Besides building virtual prototypes for early software development, I have done RTL simulation and emulation and spent time running software on RTL processors. Although these environments are cycle accurate, there had never been an effective way to debug software using a non-intrusive software debugger, see transaction-level views of hardware accesses, and observe a good programmer’s view of registers and memory. I have seen attempts to debug software by simulating the behavior of a processor’s debug access port, or by running an abstract shadow model to provide the software debugging connection; neither approach struck me as the right solution.
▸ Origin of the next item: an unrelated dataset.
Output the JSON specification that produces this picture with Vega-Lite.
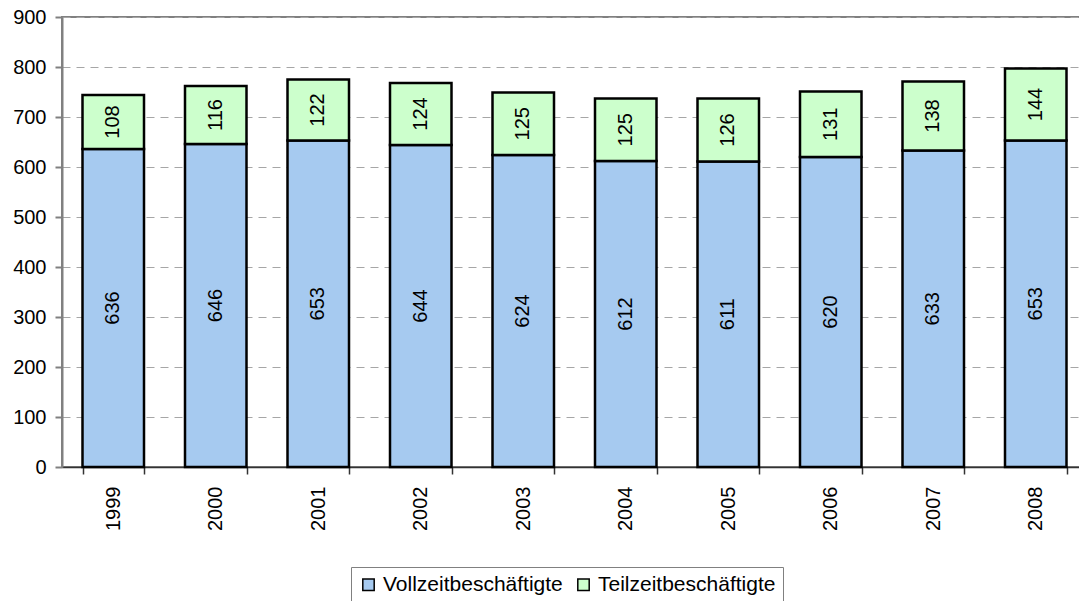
{
  "$schema": "https://vega.github.io/schema/vega-lite/v6.json",
  "width": 1025,
  "height": 450,
  "autosize": {"type": "none"},
  "padding": {"left": 62, "top": 17, "right": 0, "bottom": 134},
  "background": "white",
  "config": {
    "font": "Liberation Sans",
    "view": {"stroke": "#808080", "strokeWidth": 2}
  },
  "data": {
    "values": [
      {"year": "1999", "type": "Vollzeitbeschäftigte", "value": 636},
      {"year": "1999", "type": "Teilzeitbeschäftigte", "value": 108},
      {"year": "2000", "type": "Vollzeitbeschäftigte", "value": 646},
      {"year": "2000", "type": "Teilzeitbeschäftigte", "value": 116},
      {"year": "2001", "type": "Vollzeitbeschäftigte", "value": 653},
      {"year": "2001", "type": "Teilzeitbeschäftigte", "value": 122},
      {"year": "2002", "type": "Vollzeitbeschäftigte", "value": 644},
      {"year": "2002", "type": "Teilzeitbeschäftigte", "value": 124},
      {"year": "2003", "type": "Vollzeitbeschäftigte", "value": 624},
      {"year": "2003", "type": "Teilzeitbeschäftigte", "value": 125},
      {"year": "2004", "type": "Vollzeitbeschäftigte", "value": 612},
      {"year": "2004", "type": "Teilzeitbeschäftigte", "value": 125},
      {"year": "2005", "type": "Vollzeitbeschäftigte", "value": 611},
      {"year": "2005", "type": "Teilzeitbeschäftigte", "value": 126},
      {"year": "2006", "type": "Vollzeitbeschäftigte", "value": 620},
      {"year": "2006", "type": "Teilzeitbeschäftigte", "value": 131},
      {"year": "2007", "type": "Vollzeitbeschäftigte", "value": 633},
      {"year": "2007", "type": "Teilzeitbeschäftigte", "value": 138},
      {"year": "2008", "type": "Vollzeitbeschäftigte", "value": 653},
      {"year": "2008", "type": "Teilzeitbeschäftigte", "value": 144}
    ]
  },
  "transform": [
    {"stack": "value", "groupby": ["year"], "sort": [{"field": "type", "order": "descending"}], "as": ["v0", "v1"]},
    {"calculate": "(datum.v0 + datum.v1) / 2", "as": "vmid"}
  ],
  "encoding": {
    "x": {
      "field": "year", "type": "ordinal",
      "scale": {"paddingInner": 0.4, "paddingOuter": 0.2},
      "axis": {
        "title": null, "labelAngle": 270, "labelFontSize": 20, "labelColor": "black",
        "labelPadding": 12, "tickBand": "extent", "tickSize": 7, "tickColor": "#333333",
        "tickWidth": 1.5, "domainColor": "#333333", "domainWidth": 1.5, "labelAlign": "right",
        "labelBaseline": "middle"
      }
    }
  },
  "layer": [
    {
      "mark": {"type": "bar", "stroke": "black", "strokeWidth": 2.5},
      "encoding": {
        "y": {
          "field": "v1", "type": "quantitative",
          "scale": {"domain": [0, 900]},
          "axis": {
            "title": null, "values": [0, 100, 200, 300, 400, 500, 600, 700, 800, 900],
            "labelFontSize": 20, "labelColor": "black", "labelPadding": 9,
            "tickSize": 7, "tickColor": "#808080", "tickWidth": 2,
            "domainColor": "#808080", "domainWidth": 2,
            "grid": true, "gridColor": "#a6a6a6", "gridDash": [8, 6], "gridWidth": 1
          }
        },
        "y2": {"field": "v0"},
        "color": {
          "field": "type", "type": "nominal",
          "scale": {"domain": ["Vollzeitbeschäftigte", "Teilzeitbeschäftigte"], "range": ["#a6caf0", "#ccffcc"]},
          "legend": {
            "title": null, "orient": "none", "direction": "horizontal",
            "legendX": 289, "legendY": 550,
            "symbolType": "square", "symbolSize": 130, "symbolStrokeColor": "black", "symbolStrokeWidth": 1.5,
            "symbolOpacity": 1, "labelLimit": 0,
            "labelFontSize": 21, "labelColor": "black", "labelOffset": 4, "columnPadding": 10,
            "strokeColor": "#808080", "fillColor": "white", "padding": 7
          }
        }
      }
    },
    {
      "mark": {"type": "text", "angle": 270, "fontSize": 20, "color": "black", "align": "center", "baseline": "middle"},
      "encoding": {
        "y": {"field": "vmid", "type": "quantitative"},
        "text": {"field": "value", "type": "quantitative"}
      }
    }
  ]
}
The result of this dichotomy between the two use cases for virtual prototyping made the sales process more difficult than it already was. I always ended up in a room full of engineers who introduced themselves as "system architect,” "bus architect,” "memory controller designer,” and various other hardware-related titles. All important jobs, but nothing to do with software, which had always been my focus. I concluded that instead of trying to focus on just one use case, it was necessary to provide a unified approach that provides speed when you want it and accuracy when you need it. If this could be done, the market for virtual prototyping could be larger, and the flow for users could be simplified.
Over time I realized that a better approach to addressing the full spectrum of a project’s needs was necessary, rather than the segmentation of projects into architectural analysis and early software development. Could the 3 kinds of virtual prototypes (see Gary Smith’s ESL Behavior Design diagram) be mapped to a single, comprehensive, effective solution?
Why Carbon?
I came to Carbon to join the company’s quest to provide a virtual prototype solution that addresses both architectural analysis and embedded software in a unified way: when accuracy is needed, by using models based on the actual design RTL, and when speed is needed, by implementing abstract models.
Accurate models shouldn’t be a bunch of HDL files with signals, wires, and registers that nobody can understand. Instead, they should look more like the simplified view I’m used to - abstract models with instrumented views for important things like registers, memories, and pipelines. It should be possible to run fast when required, and to run with accuracy when required. Additionally, you shouldn’t have to start over with a different simulator, or lose your non-intrusive software debugging features when presented with a new CPU model that has a different debugger interface.
The second reason I came to Carbon was to work with the latest IP from all of the excellent Carbon partners. Last week I was watching a recorded Google+ Hangout with Peter Greenhalgh, the Lead Architect for the ARM Cortex-A53 processor. It was interesting to hear him discuss the details of the design. He shared what kind of architecture he would use if he had the chance to design an SoC for a mobile device. He also answered a long set of questions about the Cortex-A53.
The amazing thing is I can easily run a simulation of a system using an A53 ARM Fast Model and see how it actually works. I can run a software program, see the new instruction set, see the 64-bit wide registers, see the exception levels, and more. I can also build my own configuration of the A53 on Carbon IP Exchange and run a simulation and REALLY see how the A53 works at a cycle accurate level. Although the Cortex-A53 is a complex processor, the diagram below shows how easy it is to instantiate and run.
Although I don’t have all of the answers to the challenges that are ahead after just one month, I’m excited to continue the quest to help users build high quality, optimized chips and systems by making use of virtual prototypes for performance analysis and early software development.
Jason Andrews